Group Pension Plans and Group RSPs

Group RSPs 

Group RSP plans can be set up in three different ways:

  1. Employee contributory plans – With these plans, the employee is the only contributor, and the employer’s role is simply to deduct the desired amount from the paycheque of each employee, and submit a cheque to the providing insurance company for contributions.
  2. Employer and Employee contributory plans – In this case both the employer and employee can contribute to the Group RSP.  Some variations of this are noted below.
  3. Employer contributory plans – In this case, only the employer contributes to the plan.

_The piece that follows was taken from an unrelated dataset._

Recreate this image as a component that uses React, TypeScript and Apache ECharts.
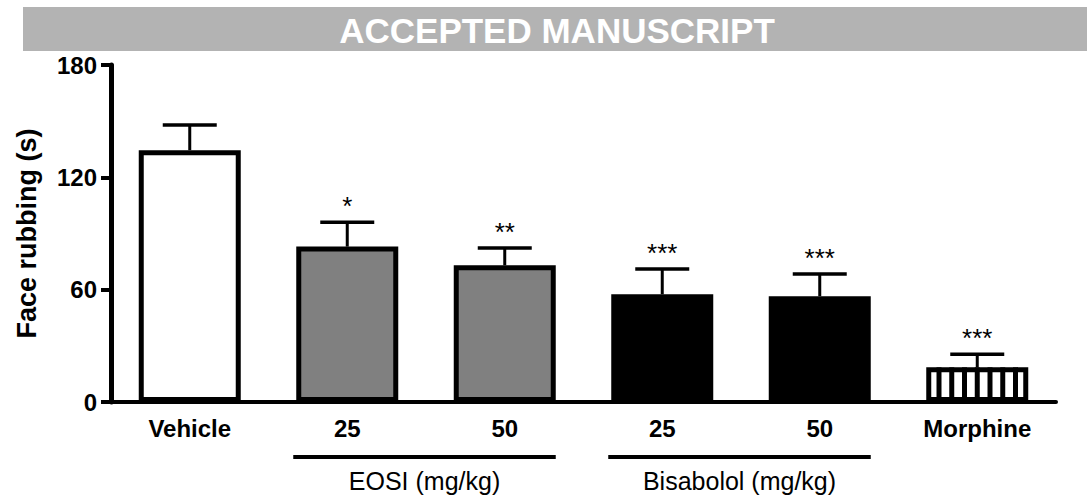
import React, { useEffect, useRef } from "react";
import * as echarts from "echarts";

const categories = ["Vehicle", "25", "50", "25", "50", "Morphine"];
const means = [134.5, 83, 73, 57.5, 56.5, 18.5];
const sems = [13.5, 13, 9.3, 13.5, 11.9, 7];
const stars = ["", "*", "**", "***", "***", "***"];
const fills = ["#ffffff", "#808080", "#808080", "#000000", "#000000", "#ffffff"];
const stripedIndex = 5;
const yMin = 0;
const yMax = 180;
const yInterval = 60;
const groups = [
  { label: "EOSI (mg/kg)", from: 1, to: 2 },
  { label: "Bisabolol (mg/kg)", from: 3, to: 4 },
];
const bannerText = "ACCEPTED MANUSCRIPT";
const yName = "Face rubbing (s)";

const FONT = "'Liberation Sans', Arial, Helvetica, sans-serif";
const BAR_W = 102;
const BORDER = 5;

export default function App() {
  const ref = useRef<HTMLDivElement>(null);
  useEffect(() => {
    if (!ref.current) return;
    const chart = echarts.init(ref.current, null, { renderer: "svg" });
    const option: any = {
      animation: false,
      backgroundColor: "#ffffff",
      grid: { left: 111, right: 31, top: 65, bottom: 93, containLabel: false },
      xAxis: {
        type: "category",
        data: categories,
        axisLine: { show: true, lineStyle: { color: "#000", width: 4 } },
        axisTick: { show: false },
        axisLabel: {
          color: "#000",
          fontFamily: FONT,
          fontWeight: "bold",
          fontSize: 24,
          margin: 14,
        },
        splitLine: { show: false },
      },
      yAxis: {
        type: "value",
        min: yMin,
        max: yMax,
        interval: yInterval,
        name: yName,
        nameLocation: "middle",
        nameRotate: 90,
        nameGap: 71,
        nameTextStyle: {
          color: "#000",
          fontFamily: FONT,
          fontWeight: "bold",
          fontSize: 27,
        },
        axisLine: { show: true, lineStyle: { color: "#000", width: 5 } },
        axisTick: { show: true, length: 10, lineStyle: { color: "#000", width: 4 } },
        axisLabel: {
          color: "#000",
          fontFamily: FONT,
          fontWeight: "bold",
          fontSize: 24,
          margin: 14,
        },
        splitLine: { show: false },
      },
      series: [
        {
          type: "bar",
          barWidth: BAR_W,
          z: 2,
          data: means.map((v, i) => ({ value: v, itemStyle: { color: fills[i] } })),
          itemStyle: { borderColor: "#000", borderWidth: BORDER },
        },
        {
          type: "custom",
          z: 3,
          encode: { x: 0, y: 1 },
          data: [[stripedIndex, means[stripedIndex]]],
          renderItem: (params: any, api: any) => {
            const x = api.value(0);
            const v = api.value(1);
            const p0 = api.coord([x, 0]);
            const p1 = api.coord([x, v]);
            const innerL = p0[0] - BAR_W / 2 + BORDER / 2;
            const innerR = p0[0] + BAR_W / 2 - BORDER / 2;
            const innerW = innerR - innerL;
            const nStripes = 7;
            const sw = 5;
            const gap = (innerW - nStripes * sw) / (nStripes + 1);
            const children: any[] = [];
            for (let i = 0; i < nStripes; i++) {
              children.push({
                type: "rect",
                shape: {
                  x: innerL + gap * (i + 1) + sw * i,
                  y: p1[1],
                  width: sw,
                  height: p0[1] - p1[1],
                },
                style: { fill: "#000" },
              });
            }
            return { type: "group", children };
          },
        },
        {
          type: "custom",
          z: 4,
          encode: { x: 0, y: [1, 2] },
          data: means.map((m, i) => [i, m, m + sems[i]]),
          renderItem: (params: any, api: any) => {
            const x = api.value(0);
            const m = api.value(1);
            const up = api.value(2);
            const s = stars[params.dataIndex];
            const pm = api.coord([x, m]);
            const pu = api.coord([x, up]);
            const half = 27;
            const children: any[] = [
              {
                type: "line",
                shape: { x1: pm[0], y1: pm[1], x2: pu[0], y2: pu[1] },
                style: { stroke: "#000", lineWidth: 3 },
              },
              {
                type: "line",
                shape: { x1: pu[0] - half, y1: pu[1], x2: pu[0] + half, y2: pu[1] },
                style: { stroke: "#000", lineWidth: 3.5 },
              },
            ];
            if (s) {
              children.push({
                type: "text",
                x: pu[0],
                y: pu[1] - 16,
                style: {
                  text: s,
                  fill: "#000",
                  font: `26px ${FONT}`,
                  align: "center",
                  verticalAlign: "middle",
                },
              });
            }
            return { type: "group", children };
          },
        },
      ],
    };
    chart.setOption(option);

    const baseY = chart.convertToPixel({ yAxisIndex: 0 }, 0) as number;
    const graphic: any[] = [
      {
        type: "rect",
        shape: { x: 23, y: 7, width: 1064, height: 44 },
        style: { fill: "#b3b3b3" },
        z: 0,
      },
      {
        type: "text",
        x: 557,
        y: 30,
        style: {
          text: bannerText,
          fill: "#ffffff",
          font: `bold 35px ${FONT}`,
          align: "center",
          verticalAlign: "middle",
        },
        z: 1,
      },
    ];
    groups.forEach((g) => {
      const x1 = (chart.convertToPixel({ xAxisIndex: 0 }, g.from) as number) - 54;
      const x2 = (chart.convertToPixel({ xAxisIndex: 0 }, g.to) as number) + 51;
      const ly = baseY + 55;
      graphic.push({
        type: "line",
        shape: { x1, y1: ly, x2, y2: ly },
        style: { stroke: "#000", lineWidth: 4 },
      });
      graphic.push({
        type: "text",
        x: (x1 + x2) / 2,
        y: baseY + 79,
        style: {
          text: g.label,
          fill: "#000",
          font: `25px ${FONT}`,
          align: "center",
          verticalAlign: "middle",
        },
      });
    });
    chart.setOption({ graphic });
    return () => chart.dispose();
  }, []);
  return (
    <div
      ref={ref}
      style={{ position: "absolute", left: 0, top: 0, width: 1087, height: 495 }}
    />
  );
}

If you are choosing to set up an Employer and Employee contributory plan, you may wish to further design your approach as follows:

  • As employer, you may wish to  contribute a flat percentage of income each month (e.g., 5%), regardless of  what the employee contributes
  • The employer may wish to match  contributions made by the employee up to a certain maximum percentage of  income each month; the employee then may continue to  contribute more than the amount matched by the  employer
  • The employer may wish to reward  longer-term employees differently than other employees.  For example, you may wish to match  contributions made by employees up to 3% for employees with the company for  1-9 years, and 5% for employees with the company 10+  years.

Group Pension Plans

Pension plans are legislated by the federal and provincial governments.  There are two kinds of Group Pension Plans:

A Defined Contribution Pension Plan (DCPP) is an employer-sponsored program through which the employer and employee contribute an amount (usually a percentage of monthly income, such as 4%) so that the employee may receive a pension based on the accumulated earnings of these contributions.  Funds cannot be withdrawn until the employee either retires, dies or terminates employment.  Contributions are deductible for income tax purposes, the accumulated earnings are tax free while held in the pension fund, and are taxed when paid out.  These are the most common forms of pension plans.

A Defined Benefit Pension Plan (DBPP) is an employer-sponsored program through which the amount of pension to be paid out upon retirement is known in advance, and is based on some criteria such as years of service and income level.  Employer and employee contributions have the same tax treatment as DCPPs.